According to the annual report of the Merchants Quay Ireland Project, Dublin, about one in 20 of their new clients are from EU accession states, mainly Poland.
Drug-addicted Poles are accessing the project's services so regularly that the project has recruited Polish speakers and sent some of its Irish staff on courses to learn the language.
As well as those foreign nationals seeking help for cocaine and heroin problems, Merchants Quay saw a very significant increase in the number of eastern and central Europeans accessing its homeless services.
In October 2005, for example, between 20 and 30 people from those groups were accessing its homeless services every day. By October of last year that figure has risen to 100 per day.
The figures are contained in the project's annual review for 2006, which is due for publication this morning.
Merchants Quay director Tony Geoghegan said the continuing high number of drug injectors presenting for treatment underlined the need for needle exchange programmes.
"The real value of them is that they are often the first point at which a drug user will access services, it's a way of drawing them into treatment options," he said.
"We don't have [State] needle exchanges at the moment. That means we're not reaching a lot of users and if you can't reach them you can't help them."
He was concerned at the number of foreign nationals now presenting at the project. Although the vast majority were seeking assistance for homelessness rather than drug abuse, about 90 of the 1,754 new injectors seen by the project last year were foreign nationals.
Mr Geoghegan said the true number of foreign national drug addicts in the greater Dublin area is almost certainly much higher.
"A lot of them come from countries where accessing services would involve engaging with a state agency and they would be reluctant to do that. They might also feel when they are here that looking for treatment will harm their long-term status in Ireland."
Many of the homeless eastern and central Europeans are living in squats in Dublin or in freight containers in Dublin Port, the report concludes.
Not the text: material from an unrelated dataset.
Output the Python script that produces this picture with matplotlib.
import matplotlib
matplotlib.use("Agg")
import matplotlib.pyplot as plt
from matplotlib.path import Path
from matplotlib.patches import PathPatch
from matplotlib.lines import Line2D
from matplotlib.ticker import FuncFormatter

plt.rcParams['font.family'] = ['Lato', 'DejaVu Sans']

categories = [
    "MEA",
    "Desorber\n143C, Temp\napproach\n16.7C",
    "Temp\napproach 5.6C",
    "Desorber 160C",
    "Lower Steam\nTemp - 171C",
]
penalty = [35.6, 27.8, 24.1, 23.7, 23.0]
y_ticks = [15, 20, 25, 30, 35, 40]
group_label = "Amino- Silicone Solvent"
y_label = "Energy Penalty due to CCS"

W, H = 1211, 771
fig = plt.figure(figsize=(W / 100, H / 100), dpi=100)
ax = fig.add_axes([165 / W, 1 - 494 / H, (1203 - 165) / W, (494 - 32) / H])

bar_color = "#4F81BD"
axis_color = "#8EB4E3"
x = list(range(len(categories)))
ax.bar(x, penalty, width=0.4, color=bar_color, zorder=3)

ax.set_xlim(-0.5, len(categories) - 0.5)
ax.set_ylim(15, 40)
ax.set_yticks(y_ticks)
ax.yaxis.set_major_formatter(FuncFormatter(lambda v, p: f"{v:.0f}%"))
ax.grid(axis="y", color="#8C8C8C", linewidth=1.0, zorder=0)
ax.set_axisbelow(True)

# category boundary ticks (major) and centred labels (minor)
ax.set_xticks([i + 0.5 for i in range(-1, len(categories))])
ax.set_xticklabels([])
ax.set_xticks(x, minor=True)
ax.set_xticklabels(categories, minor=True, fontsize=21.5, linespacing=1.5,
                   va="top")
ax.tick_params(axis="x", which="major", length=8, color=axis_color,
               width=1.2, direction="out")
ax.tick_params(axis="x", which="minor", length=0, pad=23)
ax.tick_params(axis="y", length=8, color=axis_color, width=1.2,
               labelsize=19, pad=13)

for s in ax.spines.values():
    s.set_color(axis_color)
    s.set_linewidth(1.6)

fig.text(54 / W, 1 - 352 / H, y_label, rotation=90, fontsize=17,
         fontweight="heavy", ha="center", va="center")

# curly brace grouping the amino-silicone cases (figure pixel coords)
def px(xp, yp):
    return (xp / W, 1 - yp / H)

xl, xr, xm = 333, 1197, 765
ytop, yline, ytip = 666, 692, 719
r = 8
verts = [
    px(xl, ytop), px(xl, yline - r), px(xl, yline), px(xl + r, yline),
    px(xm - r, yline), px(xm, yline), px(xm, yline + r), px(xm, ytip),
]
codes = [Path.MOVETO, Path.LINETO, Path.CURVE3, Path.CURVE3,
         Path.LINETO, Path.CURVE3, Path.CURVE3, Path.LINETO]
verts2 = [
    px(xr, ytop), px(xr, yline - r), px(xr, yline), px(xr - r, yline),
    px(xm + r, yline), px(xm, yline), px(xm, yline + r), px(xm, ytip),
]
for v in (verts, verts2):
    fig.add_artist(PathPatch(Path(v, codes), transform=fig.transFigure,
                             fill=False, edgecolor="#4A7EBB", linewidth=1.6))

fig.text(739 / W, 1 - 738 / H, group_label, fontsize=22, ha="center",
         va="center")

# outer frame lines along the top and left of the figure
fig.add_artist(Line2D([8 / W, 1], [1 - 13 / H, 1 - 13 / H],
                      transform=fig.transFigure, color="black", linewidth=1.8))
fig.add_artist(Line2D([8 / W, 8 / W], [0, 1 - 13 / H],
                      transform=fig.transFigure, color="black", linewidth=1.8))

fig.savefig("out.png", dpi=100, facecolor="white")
Mr Geoghegan believes if the ban on access to social welfare for newly arrived EU nationals was relaxed, many would not be in need of the agency's homeless services.
Merchants Quay, which is situated on Dublin's south quays, also saw a significant increase in the number of cocaine injectors seeking treatment last year. About 20 per cent of its injectors were using cocaine.
Merchants Quay began enrolling its staff last year on courses dealing with the treatment of crack cocaine addiction. It has also begun treating inmates in the State's prisons for the first time.